Jul. 3–The corner where U.S. 158 crosses Muddy Creek will soon have official recognition for its place in Clemmons history.
The village has received permission from the N.C. Department of Transportation to place a historical marker on the site, once camping grounds for Moravian surveyors who came to Northwest North Carolina to find land to settle.
“A part of my campaign platform was preserving the history and heritage of Clemmons, so we felt like probably that needed to be marked,” Mayor John Bost said.
The town expects to present its new historical marker at a July council meeting.
Officials had considered trying to build a park or a Moravian-style shelter on the site, but the state has been reluctant to approve any permanent structures on the land, Bost said.

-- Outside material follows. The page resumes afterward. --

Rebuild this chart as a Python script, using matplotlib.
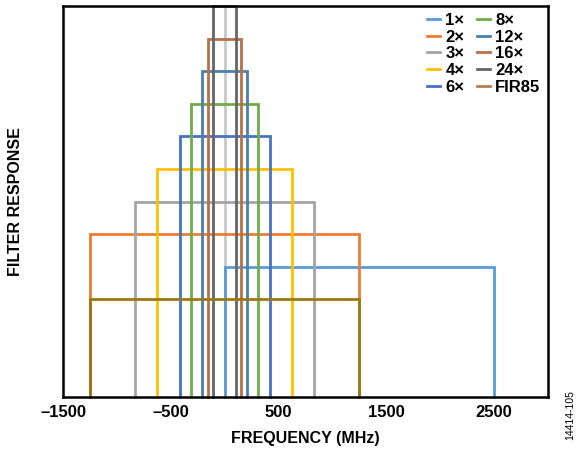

Robert Beroth, a local historian whose work led to the recognition of the site’s historical value, said that the marker will commemorate an important moment in the history of the Piedmont region.

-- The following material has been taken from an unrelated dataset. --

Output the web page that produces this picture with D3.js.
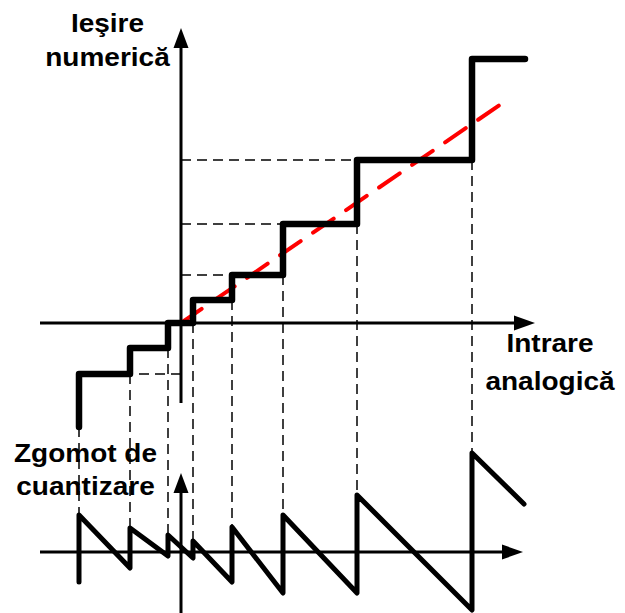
<!DOCTYPE html>
<html>
<head>
<meta charset="utf-8">
<script src="https://cdn.jsdelivr.net/npm/d3@7"></script>
<style>
  html, body { margin: 0; padding: 0; background: #fff; }
  svg { display: block; }
  text { font-family: "Liberation Sans", Arial, sans-serif; font-weight: bold; }
</style>
</head>
<body>
<svg id="chart" width="625" height="613"></svg>
<script>
// Input values where the quantizer output jumps to the next level
const thresholds = [-10.2, -5.1, -1.3, 1.2, 5.1, 10.2, 17.6, 29.1];
// Output level held after each threshold
const levels = [-5.1, -2.5, 0, 2.3, 4.8, 9.9, 16.3, 26.4];
// Start of the staircase (bottom of the first riser) and end of the last tread
const stairStart = { x: -10.2, y: -10.4 };
const stairEndX = 34.4;
// Ideal (unquantized) transfer line end point
const idealEnd = { x: 32.6, y: 22.3 };
// Quantization error: value just before and just after each threshold
const noiseLow = [-3.0, -1.6, -0.4, -0.6, -3.0, -4.1, -4.1, -5.8];
const noiseHigh = [3.7, 2.4, 1.7, 1.1, 2.5, 3.7, 5.7, 9.9];
const noiseEnd = { x: 34.3, y: 4.8 };
// Levels that get a dashed guide to the output axis
const guideLevels = [0, 4, 5, 6];

const svg = d3.select("#chart");

// Scales: input axis shared, separate vertical scales for output and error plots
const x = d3.scaleLinear().domain([-18.1, 44.4]).range([0, 625]);
const yOut = d3.scaleLinear().domain([-29, 32.3]).range([613, 0]);
const yErr = d3.scaleLinear().domain([-6.1, 55.2]).range([613, 0]);

const line = (ys) => d3.line().x(d => x(d[0])).y(d => ys(d[1]));
const pxLine = d3.line();

// ---- Labels ----
function label(lines, cx, baselines) {
  lines.forEach((t, i) => {
    svg.append("text")
      .attr("transform", `translate(${cx},${baselines[i]}) scale(1.12,1)`)
      .attr("text-anchor", "middle")
      .attr("font-size", 25)
      .attr("fill", "#000")
      .text(t);
  });
}
label(["Ieşire", "numerică"], 107.5, [32, 66]);
label(["Intrare", "analogică"], 550, [352, 390]);
label(["Zgomot de", "cuantizare"], 85.5, [462, 495]);

// ---- Dashed guides ----
const guides = svg.append("g")
  .attr("stroke", "#000").attr("stroke-width", 1.5)
  .attr("stroke-dasharray", "10,6").attr("fill", "none");

// Horizontal guides from the output axis to the nearest step corner
guideLevels.forEach(i => {
  const lv = levels[i];
  const xEnd = lv < 0 ? thresholds[i + 1] : thresholds[i];
  guides.append("path").attr("d", line(yOut)([[0, lv], [xEnd, lv]]));
});

// Vertical guides from each step corner down to the error peak
thresholds.forEach((t, i) => {
  const from = i === 0 ? stairStart.y : levels[i - 1];
  guides.append("path").attr("d", pxLine([[x(t), yOut(from)], [x(t), yErr(noiseHigh[i])]]));
});

// ---- Axes ----
function arrowUp(px, tipY) {
  svg.append("path").attr("d", `M${px},${tipY} L${px - 7.5},${tipY + 20} L${px + 7.5},${tipY + 20} Z`).attr("fill", "#000");
}
function arrowRight(tipX, py) {
  svg.append("path").attr("d", `M${tipX},${py} L${tipX - 21},${py - 7.5} L${tipX - 21},${py + 7.5} Z`).attr("fill", "#000");
}
const axes = svg.append("g").attr("stroke", "#000").attr("stroke-width", 3).attr("fill", "none");

// Output plot axes
axes.append("line").attr("x1", x(0)).attr("x2", x(0)).attr("y1", yOut(-8)).attr("y2", yOut(28.5));
arrowUp(x(0), yOut(29.5));
axes.append("line").attr("x1", x(-14.1)).attr("x2", x(33.5)).attr("y1", yOut(0)).attr("y2", yOut(0));
arrowRight(x(35.4), yOut(0));

// Error plot axes
axes.append("line").attr("x1", x(0)).attr("x2", x(0)).attr("y1", yErr(-6.1)).attr("y2", yErr(6.5));
arrowUp(x(0), yErr(7.9));
axes.append("line").attr("x1", x(-14.1)).attr("x2", x(32.5)).attr("y1", yErr(0)).attr("y2", yErr(0));
arrowRight(x(34.2), yErr(0));

// ---- Ideal transfer line (red dashed) ----
svg.append("path")
  .attr("d", line(yOut)([[0, 0], [idealEnd.x, idealEnd.y]]))
  .attr("stroke", "#ff0000").attr("stroke-width", 4)
  .attr("stroke-dasharray", "25,15").attr("stroke-linecap", "round")
  .attr("fill", "none");

// ---- Quantizer staircase ----
const stairs = [[stairStart.x, stairStart.y]];
thresholds.forEach((t, i) => {
  if (i > 0) stairs.push([t, levels[i - 1]]);
  stairs.push([t, levels[i]]);
});
stairs.push([stairEndX, levels[levels.length - 1]]);
svg.append("path")
  .attr("d", line(yOut)(stairs))
  .attr("stroke", "#000").attr("stroke-width", 6.5)
  .attr("stroke-linejoin", "round").attr("stroke-linecap", "round")
  .attr("fill", "none");

// ---- Quantization error sawtooth ----
const saw = [];
thresholds.forEach((t, i) => {
  saw.push([t, noiseLow[i]]);
  saw.push([t, noiseHigh[i]]);
});
saw.push([noiseEnd.x, noiseEnd.y]);
svg.append("path")
  .attr("d", line(yErr)(saw))
  .attr("stroke", "#000").attr("stroke-width", 5)
  .attr("stroke-linejoin", "round").attr("stroke-linecap", "round")
  .attr("fill", "none");
</script>
</body>
</html>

“Everyone’s in agreement that it should have been done years ago,” he said.
On the night of Dec. 26, 1752, a group of nine surveyors camped at the Muddy Creek site. The group had unsuccessfully sought habitable land farther up the Yadkin River, one night watching the mountain air freeze a bucket of water sitting beside the fire.
After their night of camping, the group set off to plot the nearby land, returning to the site on Jan. 13, 1753. They eventually ended up with 98,985 acres that were presented to Lord Granville as the future site of the Bethabara settlement.
One of the 11 men selected to lead that settlement was a distant relative of Beroth.
Bishop Spangenberg, who led the surveying party, was pleased to finally find good, uninhabited land suitable for settlement, writing in his diary that the land was preserved by the Lord.
The Rev. Kevin Frack of Winston-Salem is a direct descendant of one of the Bethabara settlers. His distant uncle, Hermann Loesch, was part of the surveying party that began their venture at the Muddy Creek site. Frack echoed Bishop Spangenberg’s sentiments, saying that the Muddy Creek corner was a good beginning for a vision of God. He said that the designation of the site should be an example that Clemmons can expand upon.
“I hope that instead of looking back at the past to recover something that’s there, that we actually build on the past,” Frack said.